Oracle Gets Hurd, HP Gets Mad: What Does it Mean?

Rob Enderle

I'm fascinated by the sequence of events that put HP's now ex-award winning CEO in as a subservient member of Oracle's executive team, possibly positioned as Larry Ellison's successor. A lot has happened since 2005 when Mark Hurd was named to replace Carly Fiorina as CEO at Hewlett-Packard. Highlights include letting Patty Dunn take the fall for the identity theft a team that reported to him did in order to take control of HP's board. (Dunn was a non-executive chairman, which means she had no authority.)

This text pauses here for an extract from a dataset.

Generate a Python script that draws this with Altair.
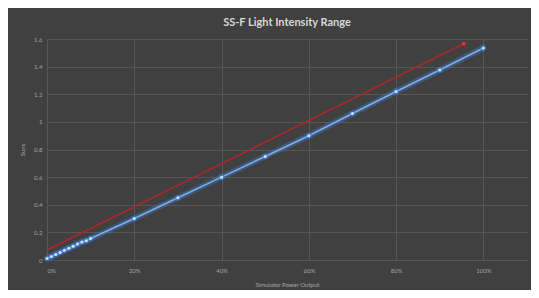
import altair as alt
import pandas as pd

# Measured series (Simulator power output as fraction, Suns)
blue_x = [0.00, 0.01, 0.02, 0.03, 0.04, 0.05, 0.06, 0.07, 0.08, 0.09, 0.10,
          0.20, 0.30, 0.40, 0.50, 0.60, 0.70, 0.80, 0.90, 1.00]
blue_y = [0.01, 0.025, 0.04, 0.055, 0.07, 0.085, 0.10, 0.115, 0.13, 0.14, 0.155,
          0.30, 0.45, 0.60, 0.75, 0.90, 1.06, 1.22, 1.375, 1.535]

# Red reference line
red_x = [0.00, 0.955]
red_y = [0.072, 1.565]

x_ticks = [0, 0.2, 0.4, 0.6, 0.8, 1.0]
y_ticks = [0, 0.2, 0.4, 0.6, 0.8, 1.0, 1.2, 1.4, 1.6]

blue = pd.DataFrame({"x": blue_x, "y": blue_y})
red = pd.DataFrame({"x": red_x, "y": red_y})
red_end = red.tail(1)

xs = alt.Scale(domain=[0, 1.1], nice=False, zero=False)
ys = alt.Scale(domain=[0, 1.6], nice=False)

X = alt.X("x:Q", scale=xs, title="Simulator Power Output",
          axis=alt.Axis(values=x_ticks, format=".0%", grid=True))
Y = alt.Y("y:Q", scale=ys, title="Suns",
          axis=alt.Axis(values=y_ticks, format="~g", grid=True))

red_line = alt.Chart(red).mark_line(color="#a8282c", strokeWidth=1.6).encode(x=X, y=Y)
red_pt = alt.Chart(red_end).mark_point(filled=True, color="#ff2a2a", size=16, opacity=1).encode(x=X, y=Y)

glow = alt.Chart(blue).mark_line(color="#3c82e0", strokeWidth=6, opacity=0.35).encode(x=X, y=Y)
bline = alt.Chart(blue).mark_line(color="#7fb0ea", strokeWidth=1.6).encode(x=X, y=Y)
bglow_pts = alt.Chart(blue).mark_point(filled=True, color="#3c82e0", size=40, opacity=0.45).encode(x=X, y=Y)
bpts = alt.Chart(blue).mark_point(filled=True, color="#cfe2fb", size=9, opacity=1).encode(x=X, y=Y)

chart = alt.layer(red_line, red_pt, glow, bline, bglow_pts, bpts).properties(
    width=480,
    height=221,
    autosize=alt.AutoSizeParams(type="none"),
    padding={"left": 39, "top": 31, "right": 4, "bottom": 30},
    background="#404040",
    title=alt.TitleParams(
        "SS-F Light Intensity Range",
        font="Lato", fontSize=11, fontWeight="bold", color="#d9d9d9",
        anchor="middle", offset=8,
    ),
).configure_view(stroke=None).configure_axis(
    domain=False,
    ticks=False,
    gridColor="#575757",
    gridWidth=1,
    labelColor="#a6a6a6",
    labelFont="Lato",
    labelFontSize=6,
    titleColor="#a6a6a6",
    titleFont="Lato",
    titleFontSize=6,
    titleFontWeight="normal",
).configure_axisX(
    labelPadding=7,
    titlePadding=8,
).configure_axisY(
    labelPadding=5,
    titlePadding=8,
)

chart.save("out.html", embed_options={"renderer": "svg", "actions": False})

Hurd swapped employee compensation, retention and benefits for his own ever-greater ones. This was followed by Hurd's employment of a "hostess," who later filed a sexual harassment complaint upon termination, and his own termination for attempting to cover parts of this up. Next, his buddy Larry Ellison hired him at Oracle and the latest, as of this writing, is that HP is suing both Oracle and Hurd, claiming his employment at Oracle puts HP trade secrets and intellectual property at risk. (Hurd had a two-year confidentiality pact.)


So what does this mean?


Hurd Should Likely Stop Listening to Ellison


Have you ever had a friend who gave bad advice while seeming to live a charmed life? Ellison appears to be that kind of friend to Hurd. The situation at HP seems to dovetail with what Oracle's similar events are known for: attractive women and good booze. There's one part, though, that's very important to the success of these things: Surprises stay confidential and mirror the first two rules from "Fight Club": You don't talk about it.

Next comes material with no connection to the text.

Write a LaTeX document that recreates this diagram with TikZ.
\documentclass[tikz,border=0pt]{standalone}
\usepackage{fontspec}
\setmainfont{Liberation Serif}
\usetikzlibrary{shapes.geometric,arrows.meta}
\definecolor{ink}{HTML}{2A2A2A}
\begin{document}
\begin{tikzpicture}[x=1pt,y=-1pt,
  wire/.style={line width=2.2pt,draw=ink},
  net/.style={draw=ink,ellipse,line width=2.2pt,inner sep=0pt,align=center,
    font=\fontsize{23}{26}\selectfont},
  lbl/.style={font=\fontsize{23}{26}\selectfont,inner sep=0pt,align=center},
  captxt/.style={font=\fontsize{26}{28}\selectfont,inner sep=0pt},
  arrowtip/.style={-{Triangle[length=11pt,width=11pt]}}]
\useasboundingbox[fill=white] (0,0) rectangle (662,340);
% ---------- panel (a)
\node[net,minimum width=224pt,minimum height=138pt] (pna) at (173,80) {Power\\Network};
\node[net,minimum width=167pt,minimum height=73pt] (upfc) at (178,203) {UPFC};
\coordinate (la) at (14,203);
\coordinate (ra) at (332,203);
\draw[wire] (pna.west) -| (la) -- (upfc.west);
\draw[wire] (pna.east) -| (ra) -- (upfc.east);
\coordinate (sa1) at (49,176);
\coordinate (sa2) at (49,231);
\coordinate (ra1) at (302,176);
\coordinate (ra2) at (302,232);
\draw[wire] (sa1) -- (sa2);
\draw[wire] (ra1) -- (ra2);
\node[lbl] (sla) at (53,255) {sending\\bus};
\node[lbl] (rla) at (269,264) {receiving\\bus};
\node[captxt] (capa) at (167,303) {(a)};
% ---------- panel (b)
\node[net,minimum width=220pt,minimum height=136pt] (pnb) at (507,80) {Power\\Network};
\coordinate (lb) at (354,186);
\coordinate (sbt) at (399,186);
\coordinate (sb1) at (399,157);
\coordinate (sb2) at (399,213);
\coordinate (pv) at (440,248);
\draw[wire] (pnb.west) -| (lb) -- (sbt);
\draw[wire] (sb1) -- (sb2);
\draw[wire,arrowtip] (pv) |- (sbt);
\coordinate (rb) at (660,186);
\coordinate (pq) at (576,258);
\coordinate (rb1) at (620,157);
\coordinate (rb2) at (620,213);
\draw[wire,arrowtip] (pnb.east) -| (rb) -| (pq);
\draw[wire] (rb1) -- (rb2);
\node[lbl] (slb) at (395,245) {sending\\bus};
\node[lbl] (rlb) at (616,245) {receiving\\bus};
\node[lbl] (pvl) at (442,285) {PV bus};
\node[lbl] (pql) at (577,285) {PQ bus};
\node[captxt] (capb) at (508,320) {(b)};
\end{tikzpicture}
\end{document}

Unfortunately, Hurd's hostess did spill the beans when she hired a high-profile attorney, and Ellison likely gave Hurd his second piece of bad advice: to settle quickly and lock the information up. This got Hurd fired, and somewhere in this process, Ellison found out confidential information about the board's ouster vote and put that in a letter to The New York Times.


So now Hurd is hired by Ellison and immediately sued by HP for transgressions, some of which seem rather obvious. Ellison is starting to really look like a guy that Hurd's parents would suggest he stay away from. It would make a great reality TV show, and I even came up with the name "The Crazy Old Rich Guys of Silicon Valley."

Oracle/Hurd Fit


However, some of this scenario makes a certain amount of sense. The Sun acquisition went horribly. Oracle was largely left with a shell of a company and no good executive core to build upon. They don't really know hardware at the top executive level, and Hurd knows it well enough to run a multinational hardware company. But Hurd was broadly hated at NCR and HP for aggressively reducing employee benefits and income while dramatically increasing his own. That allowed HP to go from being overweight with expenses to a Wall Street darling, but it also created massive employee acquisition and retention issues. This especially has been true in its acquisition of Palm. If Hurd is to rebuild Sun into something viable, it needs good people to work there and to want to stay to complete projects.


If Hurd is required to build employee loyalty and retention while he is building Sun, he likely will work to perform under such a program. But with his history, it will be difficult to convince new employees that Hurd is someone to trust rather than someone who treats employees like cheap commodities.


Hurd has a history of moving women in his way out of the company. His last high-profile victim was Dunn, whom he tricked into taking the fall for HP's identity-theft problems, according to the book "The Big Lie." Safra Catz is now in his way. Having her removed won't be as easy because Catz is more of a shark.


Where Hurd will be most valuable is knowing which HP accounts and employees are most vulnerable, where HP is spending its research money and why, and which Sun accounts HP is having the greatest success in and how to shore them up.


Wrapping Up: Is Oracle in Trouble at the Top?


Everything else aside, at the core of this is integrity, whether it is to one's family, company, employees or customers. If you can't trust a company or an executive, it might be wise to keep some distance until the dust settles and you can. The back chatter about Oracle events makes me wonder if we are about to have some kind of big disclosure about racy parties and the executives that frequent them. It might be wise to start avoiding questionable parties from any vendor. Once something like this breaks, it likely won't stay contained within a single company.


There is a lot going on at Oracle at the moment, including concern that Ellison may be acting erratically. The events surrounding him recently don't appear to be well thought through; that is unusual for Oracle and Ellison. From the Sun acquisition and handling of the EU to the NYT letter and this recent hiring, not to mention the fraud charges, you have to wonder if what we are seeing is just strong risk taking or something else. If you are tied to Oracle, you might want to make your own determination and protect yourself accordingly.


By the way, the current rumor is that Charles Phillips was on the short list to be hired as HP's CEO, and that this was a preemptive strike. Hurd replaced Phillips in the Oracle executive team. It will be an interesting decade.